— What needs to be done —
Without including the pictures, copy out every line below.

— Given information —

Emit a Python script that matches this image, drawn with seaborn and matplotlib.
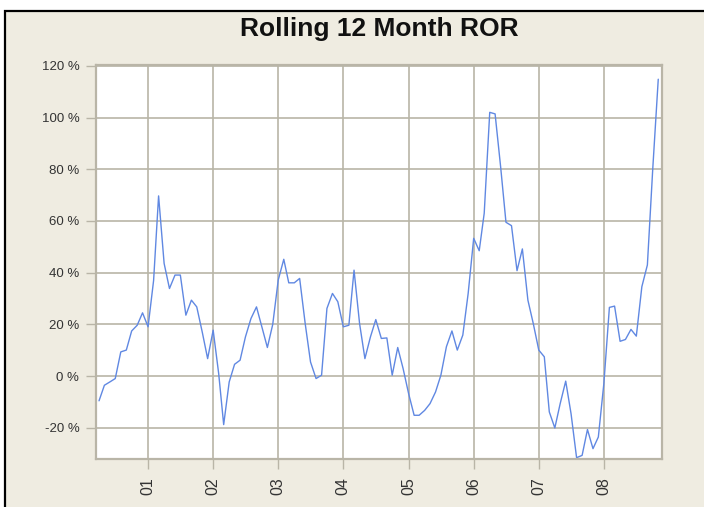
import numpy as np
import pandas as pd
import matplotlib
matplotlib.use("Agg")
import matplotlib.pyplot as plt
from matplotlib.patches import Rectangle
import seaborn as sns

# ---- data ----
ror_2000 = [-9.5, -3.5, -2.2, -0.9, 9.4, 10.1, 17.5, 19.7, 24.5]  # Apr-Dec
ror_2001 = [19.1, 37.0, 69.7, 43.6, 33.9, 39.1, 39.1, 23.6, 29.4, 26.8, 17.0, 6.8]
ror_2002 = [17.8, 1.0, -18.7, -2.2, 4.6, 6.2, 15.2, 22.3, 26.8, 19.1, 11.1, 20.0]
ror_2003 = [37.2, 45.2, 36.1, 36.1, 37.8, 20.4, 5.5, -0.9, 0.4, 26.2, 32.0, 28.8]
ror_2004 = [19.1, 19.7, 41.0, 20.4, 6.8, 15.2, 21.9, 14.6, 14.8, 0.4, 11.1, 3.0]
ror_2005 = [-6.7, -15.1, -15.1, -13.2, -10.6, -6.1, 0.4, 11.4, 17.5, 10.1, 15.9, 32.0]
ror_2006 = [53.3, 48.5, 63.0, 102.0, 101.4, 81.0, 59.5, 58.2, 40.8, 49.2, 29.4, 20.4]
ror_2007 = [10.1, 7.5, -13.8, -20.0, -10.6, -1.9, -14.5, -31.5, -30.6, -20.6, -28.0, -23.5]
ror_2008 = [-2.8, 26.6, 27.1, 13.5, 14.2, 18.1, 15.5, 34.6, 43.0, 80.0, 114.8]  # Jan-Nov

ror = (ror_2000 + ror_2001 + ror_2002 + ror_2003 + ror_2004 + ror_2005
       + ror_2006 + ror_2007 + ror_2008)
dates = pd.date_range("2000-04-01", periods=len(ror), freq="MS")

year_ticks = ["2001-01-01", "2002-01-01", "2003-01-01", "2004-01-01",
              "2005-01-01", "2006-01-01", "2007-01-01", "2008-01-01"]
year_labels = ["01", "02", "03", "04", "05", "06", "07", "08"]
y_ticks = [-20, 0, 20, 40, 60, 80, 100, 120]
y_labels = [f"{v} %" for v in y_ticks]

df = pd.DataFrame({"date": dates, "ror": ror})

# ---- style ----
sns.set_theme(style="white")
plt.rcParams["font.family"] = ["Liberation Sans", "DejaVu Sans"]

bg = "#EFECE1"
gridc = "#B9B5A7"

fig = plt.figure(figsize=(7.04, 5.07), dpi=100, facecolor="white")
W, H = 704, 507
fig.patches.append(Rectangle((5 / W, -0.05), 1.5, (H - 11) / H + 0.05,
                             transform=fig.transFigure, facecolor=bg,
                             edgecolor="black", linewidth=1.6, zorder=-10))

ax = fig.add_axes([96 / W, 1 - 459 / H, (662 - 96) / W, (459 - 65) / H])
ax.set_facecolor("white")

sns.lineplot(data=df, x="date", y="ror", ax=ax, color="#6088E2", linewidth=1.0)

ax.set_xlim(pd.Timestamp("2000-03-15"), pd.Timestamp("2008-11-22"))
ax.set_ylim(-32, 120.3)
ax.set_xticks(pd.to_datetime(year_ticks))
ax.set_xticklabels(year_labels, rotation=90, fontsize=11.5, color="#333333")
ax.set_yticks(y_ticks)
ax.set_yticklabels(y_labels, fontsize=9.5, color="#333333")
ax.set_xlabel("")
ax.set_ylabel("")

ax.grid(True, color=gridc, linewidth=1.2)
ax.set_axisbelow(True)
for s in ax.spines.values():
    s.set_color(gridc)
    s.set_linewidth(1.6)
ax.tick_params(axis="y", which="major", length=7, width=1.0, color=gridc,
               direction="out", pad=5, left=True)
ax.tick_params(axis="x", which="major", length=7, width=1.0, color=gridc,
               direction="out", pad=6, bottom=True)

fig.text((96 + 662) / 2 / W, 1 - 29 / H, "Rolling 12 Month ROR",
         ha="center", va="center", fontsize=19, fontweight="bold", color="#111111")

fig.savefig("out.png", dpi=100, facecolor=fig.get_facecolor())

— Full answer —
Emit a Python script that matches this image, drawn with seaborn and matplotlib.
import numpy as np
import pandas as pd
import matplotlib
matplotlib.use("Agg")
import matplotlib.pyplot as plt
from matplotlib.patches import Rectangle
import seaborn as sns

# ---- data ----
ror_2000 = [-9.5, -3.5, -2.2, -0.9, 9.4, 10.1, 17.5, 19.7, 24.5]  # Apr-Dec
ror_2001 = [19.1, 37.0, 69.7, 43.6, 33.9, 39.1, 39.1, 23.6, 29.4, 26.8, 17.0, 6.8]
ror_2002 = [17.8, 1.0, -18.7, -2.2, 4.6, 6.2, 15.2, 22.3, 26.8, 19.1, 11.1, 20.0]
ror_2003 = [37.2, 45.2, 36.1, 36.1, 37.8, 20.4, 5.5, -0.9, 0.4, 26.2, 32.0, 28.8]
ror_2004 = [19.1, 19.7, 41.0, 20.4, 6.8, 15.2, 21.9, 14.6, 14.8, 0.4, 11.1, 3.0]
ror_2005 = [-6.7, -15.1, -15.1, -13.2, -10.6, -6.1, 0.4, 11.4, 17.5, 10.1, 15.9, 32.0]
ror_2006 = [53.3, 48.5, 63.0, 102.0, 101.4, 81.0, 59.5, 58.2, 40.8, 49.2, 29.4, 20.4]
ror_2007 = [10.1, 7.5, -13.8, -20.0, -10.6, -1.9, -14.5, -31.5, -30.6, -20.6, -28.0, -23.5]
ror_2008 = [-2.8, 26.6, 27.1, 13.5, 14.2, 18.1, 15.5, 34.6, 43.0, 80.0, 114.8]  # Jan-Nov

ror = (ror_2000 + ror_2001 + ror_2002 + ror_2003 + ror_2004 + ror_2005
       + ror_2006 + ror_2007 + ror_2008)
dates = pd.date_range("2000-04-01", periods=len(ror), freq="MS")

year_ticks = ["2001-01-01", "2002-01-01", "2003-01-01", "2004-01-01",
              "2005-01-01", "2006-01-01", "2007-01-01", "2008-01-01"]
year_labels = ["01", "02", "03", "04", "05", "06", "07", "08"]
y_ticks = [-20, 0, 20, 40, 60, 80, 100, 120]
y_labels = [f"{v} %" for v in y_ticks]

df = pd.DataFrame({"date": dates, "ror": ror})

# ---- style ----
sns.set_theme(style="white")
plt.rcParams["font.family"] = ["Liberation Sans", "DejaVu Sans"]

bg = "#EFECE1"
gridc = "#B9B5A7"

fig = plt.figure(figsize=(7.04, 5.07), dpi=100, facecolor="white")
W, H = 704, 507
fig.patches.append(Rectangle((5 / W, -0.05), 1.5, (H - 11) / H + 0.05,
                             transform=fig.transFigure, facecolor=bg,
                             edgecolor="black", linewidth=1.6, zorder=-10))

ax = fig.add_axes([96 / W, 1 - 459 / H, (662 - 96) / W, (459 - 65) / H])
ax.set_facecolor("white")

sns.lineplot(data=df, x="date", y="ror", ax=ax, color="#6088E2", linewidth=1.0)

ax.set_xlim(pd.Timestamp("2000-03-15"), pd.Timestamp("2008-11-22"))
ax.set_ylim(-32, 120.3)
ax.set_xticks(pd.to_datetime(year_ticks))
ax.set_xticklabels(year_labels, rotation=90, fontsize=11.5, color="#333333")
ax.set_yticks(y_ticks)
ax.set_yticklabels(y_labels, fontsize=9.5, color="#333333")
ax.set_xlabel("")
ax.set_ylabel("")

ax.grid(True, color=gridc, linewidth=1.2)
ax.set_axisbelow(True)
for s in ax.spines.values():
    s.set_color(gridc)
    s.set_linewidth(1.6)
ax.tick_params(axis="y", which="major", length=7, width=1.0, color=gridc,
               direction="out", pad=5, left=True)
ax.tick_params(axis="x", which="major", length=7, width=1.0, color=gridc,
               direction="out", pad=6, bottom=True)

fig.text((96 + 662) / 2 / W, 1 - 29 / H, "Rolling 12 Month ROR",
         ha="center", va="center", fontsize=19, fontweight="bold", color="#111111")

fig.savefig("out.png", dpi=100, facecolor=fig.get_facecolor())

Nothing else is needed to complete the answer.